Alexa, let’s have Pancetta Chicken for dinner.
Last month, publisher Hearst expanded its Amazon Echo- and Spot-enabled Good Housekeeping skill to include connected recipes. Dubbed Good Housekeeping Test Kitchen, the skill provides simple “meal ideas” that can be thrown together in 30 minutes or less. The recipes will be curated by Susan Westmoreland, food director of Good Housekeeping, and, in addition to being speedy, are said to be easy to execute.
Previously, the Good Housekeeping skill only included step-by-step advice to remove stains. (Don’t worry—it can still help you get out that wine spill from your carpet.)
With the Good Housekeeping skill, users can select a recipe based on a photo and short description (or tell Alexa to do it for them). The smart display then provides a step-by-step guide through the recipe. Users can swipe around to see more recipes, skip ahead in the steps, and reference the ingredients. They can also use voice commands like “Alexa, tell Good Housekeeping to continue” if they want to move forward in the recipe but don’t want to touch the screen with, say, raw chicken hands.
Hearst’s expansion into recipes isn’t exactly surprising. At the end of 2016, the media company took a big leap into the realms of AI and AR by establishing the Native and Emerging Technologies (NET) group, which focuses heavily on voice-activated experiences for virtual assistants and smartphones.
This new skill speaks (literally) towards the growing role of voice assistants in the connected household, and the kitchen in particular. “We’re raising the stakes from what a user can expect [in terms of] information and utility from these devices,” Chris Papaleo, executive director of emerging technology at Hearst, told AdWeek. Which is something we’ve predicted but haven’t seen developed in as big a way as we’d thought—yet.
It also brings us one step closer to the integration of recipes (and other food media) and AI-enabled voice technology.

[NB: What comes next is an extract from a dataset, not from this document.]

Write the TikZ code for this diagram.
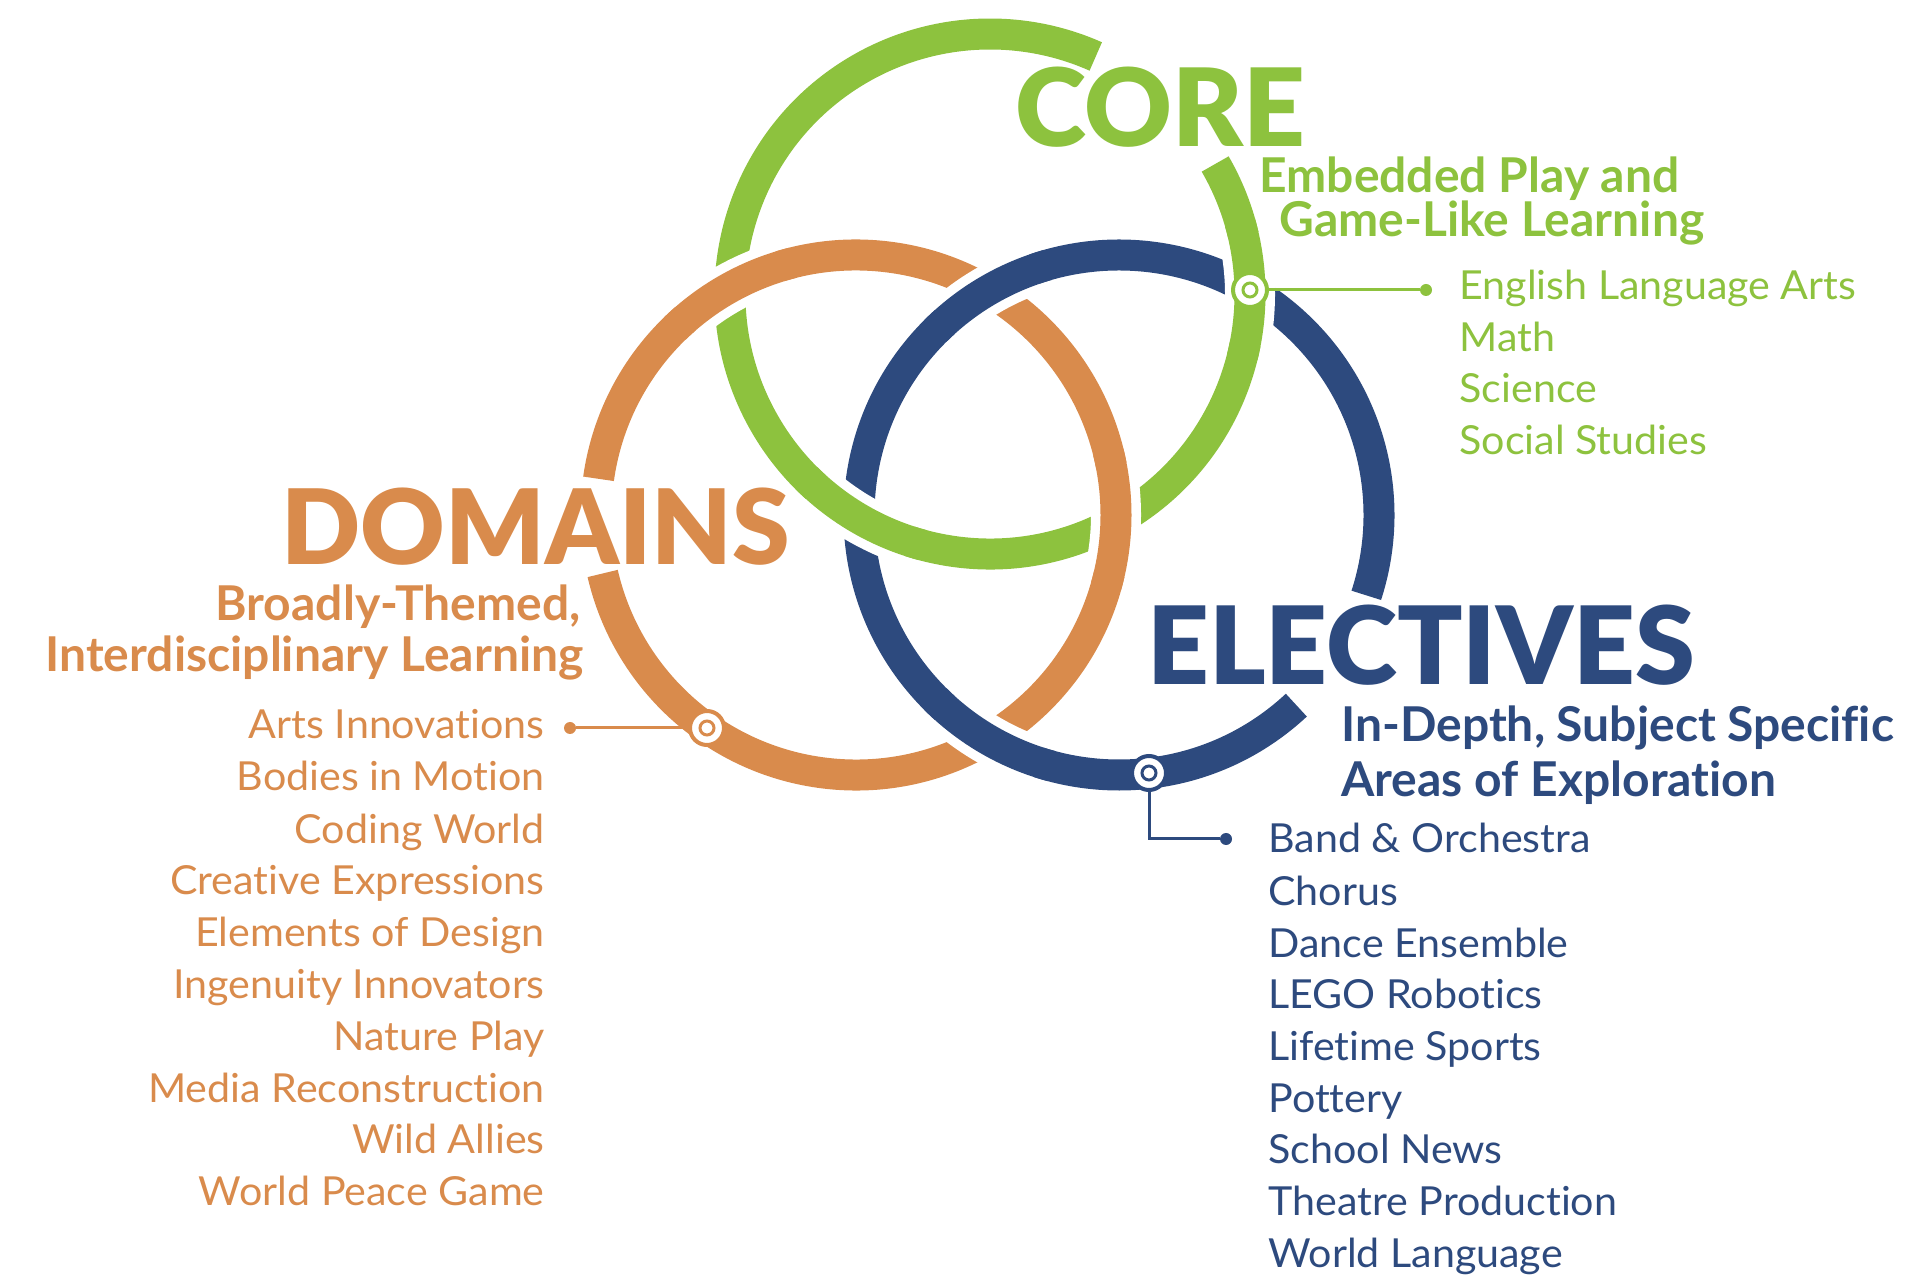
\documentclass[tikz,border=0pt]{standalone}
\usepackage{fontspec}
\newfontfamily\headfont{Lato Black}
\newfontfamily\bodyfont{Lato}[Ligatures=NoCommon]
\newfontfamily\listfont{Lato}[Ligatures=NoCommon, FakeStretch=1.03]
\definecolor{coregreen}{RGB}{141,194,62}
\definecolor{domorange}{RGB}{217,139,76}
\definecolor{elecblue}{RGB}{45,74,126}
\tikzset{
  ring/.style={line width=15.5pt},
  casing/.style={white, line width=25pt},
  hub/.style={circle, draw=#1, fill=white, line width=2pt, minimum size=17pt, inner sep=0pt,
    path picture={\draw[#1, line width=1.5pt] (path picture bounding box.center) circle[radius=3.5pt];}},
  enddot/.style={circle, fill=#1, minimum size=6pt, inner sep=0pt},
  link/.style={#1, line width=1.5pt},
  headline/.style={text=#1, font=\headfont\fontsize{54}{54}\selectfont, inner sep=0pt},
  tagline/.style={text=#1, font=\bodyfont\bfseries\fontsize{24}{24}\selectfont, inner sep=0pt},
  entry/.style={text=#1, font=\listfont\fontsize{20}{20}\selectfont, inner sep=0pt},
}
\begin{document}
\begin{tikzpicture}[x=0.5pt, y=-0.5pt]
\useasboundingbox (0,0) rectangle (1917,1277);
\coordinate (G) at (990,294);
\coordinate (O) at (856,515);
\coordinate (B) at (1119,515);

% rings, left open where the headings sit
\draw[ring, coregreen] (G) ++(-30:260) arc[start angle=-30, end angle=294, radius=260];
\draw[ring, domorange] (O) ++(188:260) arc[start angle=188, end angle=527, radius=260];
\draw[ring, elecblue] (B) ++(47:260) arc[start angle=47, end angle=378, radius=260];

% over-crossings (white gap, then the ring again a bit longer)
\draw[casing] (O) ++(229:260) arc[start angle=229, end angle=253, radius=260];
\draw[ring, domorange] (O) ++(226:260) arc[start angle=226, end angle=256, radius=260];
\draw[casing] (O) ++(-11:260) arc[start angle=-11, end angle=13, radius=260];
\draw[ring, domorange] (O) ++(-14:260) arc[start angle=-14, end angle=16, radius=260];
\draw[casing] (G) ++(-13:260) arc[start angle=-13, end angle=11, radius=260];
\draw[ring, coregreen] (G) ++(-16:260) arc[start angle=-16, end angle=14, radius=260];
\draw[casing] (G) ++(108:260) arc[start angle=108, end angle=132, radius=260];
\draw[ring, coregreen] (G) ++(105:260) arc[start angle=105, end angle=135, radius=260];
\draw[casing] (B) ++(228:260) arc[start angle=228, end angle=251, radius=260];
\draw[ring, elecblue] (B) ++(225:260) arc[start angle=225, end angle=254, radius=260];
\draw[casing] (B) ++(108:260) arc[start angle=108, end angle=132, radius=260];
\draw[ring, elecblue] (B) ++(105:260) arc[start angle=105, end angle=135, radius=260];

% markers and leaders
\node[hub=coregreen] (gm) at (1250,290) {};
\node[hub=domorange] (om) at (707,728) {};
\node[hub=elecblue] (bm) at (1149,773) {};
\node[enddot=coregreen] (gd) at (1426,290) {};
\node[enddot=domorange] (od) at (570,728) {};
\node[enddot=elecblue] (bd) at (1226,839) {};
\draw[link=coregreen] (gm) -- (gd);
\draw[link=domorange] (om) -- (od);
\draw[link=elecblue] (bm) |- (bd);

% headings
\node[headline=coregreen, anchor=base west] (core) at (1015,147) {CORE};
\node[tagline=coregreen, anchor=base west] (core1) at (1259,193) {Embedded Play and};
\node[tagline=coregreen, anchor=base west] (core2) at (1279,237) {Game-Like Learning};
\node[headline=domorange, anchor=base west, font=\headfont\fontsize{52}{52}\selectfont] (dom) at (281,565) {DOMAINS};
\node[tagline=domorange, anchor=base east] (dom1) at (581,621) {Broadly-Themed,};
\node[tagline=domorange, anchor=base east] (dom2) at (584,672) {Interdisciplinary Learning};
\node[headline=elecblue, anchor=base west] (elec) at (1147,685) {ELECTIVES};
\node[tagline=elecblue, anchor=base west] (elec1) at (1341,742) {In-Depth, Subject Specific};
\node[tagline=elecblue, anchor=base west] (elec2) at (1341,797) {Areas of Exploration};

% core subjects
\node[entry=coregreen, anchor=base west] (g1) at (1459,300) {English Language Arts};
\node[entry=coregreen, anchor=base west] (g2) at (1459,352) {Math};
\node[entry=coregreen, anchor=base west] (g3) at (1459,403) {Science};
\node[entry=coregreen, anchor=base west] (g4) at (1459,455) {Social Studies};

% domains
\node[entry=domorange, anchor=base east] (d1) at (545,739) {Arts Innovations};
\node[entry=domorange, anchor=base east] (d2) at (545,791) {Bodies in Motion};
\node[entry=domorange, anchor=base east] (d3) at (545,843) {Coding World};
\node[entry=domorange, anchor=base east] (d4) at (545,894) {Creative Expressions};
\node[entry=domorange, anchor=base east] (d5) at (545,946) {Elements of Design};
\node[entry=domorange, anchor=base east] (d6) at (545,998) {Ingenuity Innovators};
\node[entry=domorange, anchor=base east] (d7) at (545,1050) {Nature Play};
\node[entry=domorange, anchor=base east] (d8) at (545,1102) {Media Reconstruction};
\node[entry=domorange, anchor=base east] (d9) at (545,1153) {Wild Allies};
\node[entry=domorange, anchor=base east] (d10) at (545,1205) {World Peace Game};

% electives
\node[entry=elecblue, anchor=base west] (e1) at (1268,853) {Band \& Orchestra};
\node[entry=elecblue, anchor=base west] (e2) at (1268,905) {Chorus};
\node[entry=elecblue, anchor=base west] (e3) at (1268,957) {Dance Ensemble};
\node[entry=elecblue, anchor=base west] (e4) at (1268,1008) {LEGO Robotics};
\node[entry=elecblue, anchor=base west] (e5) at (1268,1060) {Lifetime Sports};
\node[entry=elecblue, anchor=base west] (e6) at (1268,1112) {Pottery};
\node[entry=elecblue, anchor=base west] (e7) at (1268,1163) {School News};
\node[entry=elecblue, anchor=base west] (e8) at (1268,1215) {Theatre Production};
\node[entry=elecblue, anchor=base west] (e9) at (1268,1267) {World Language};
\end{tikzpicture}
\end{document}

We’ve seen a voice-enabled smart kitchen assistant before with Freshub, which lets users add items to their shopping carts using voice commands. Then, at last year’s Smart Kitchen Summit, Emma Persky, who runs point on the Google Assistant’s guided cooking team, talked about Google’s work combining recipe content with their voice-enabled AI platform by offering video aids for recipe steps (say, sautéeing an onion). And Amazon’s 2016 partnership with AllRecipes allowed users to access voice-guided cooking instructions of their 60,000-strong recipe database.
But by combining recipes on a visual display with voice-enabled controls—albeit simplistic ones like telling it to move to the next step—this new skill from Good Housekeeping is the first time that virtual assistants have really entered the hands-free recipes zone in a synched-up visual and auditory way. While the Google Assistant can show you a video of how to sauté an onion if you’re stuck, it doesn’t have a connected visual element that takes you through each step of the recipe, since it relies almost entirely on voice guidance. This is nice since you don’t have to add another piece of equipment to your virtual assistant lineup, but not as helpful when you’re wondering how small the recipe wants you to dice your pancetta.
With this new skill, Hearst is betting on more voice assistants expanding into smart displays and a corresponding need for more visual content in the sphere. As the number and popularity of voice assistants grow and become a more commonplace part of consumers’ homes, I imagine we’ll see a lot more skills aimed at facilitating the home cooking process, from expanded shoppable recipe applications to visual cooking aids.
As of now, the Test Kitchen skill doesn’t have a sponsor. But with so many large companies trying to carve out a space in the trending foodtech world, it seems only a matter of time before a big-name recipe site or even CPG brand (who have been trying to get into foodtech in any way they can) snags the title.
The success (or lack thereof) of this skill could indicate where we are in that process.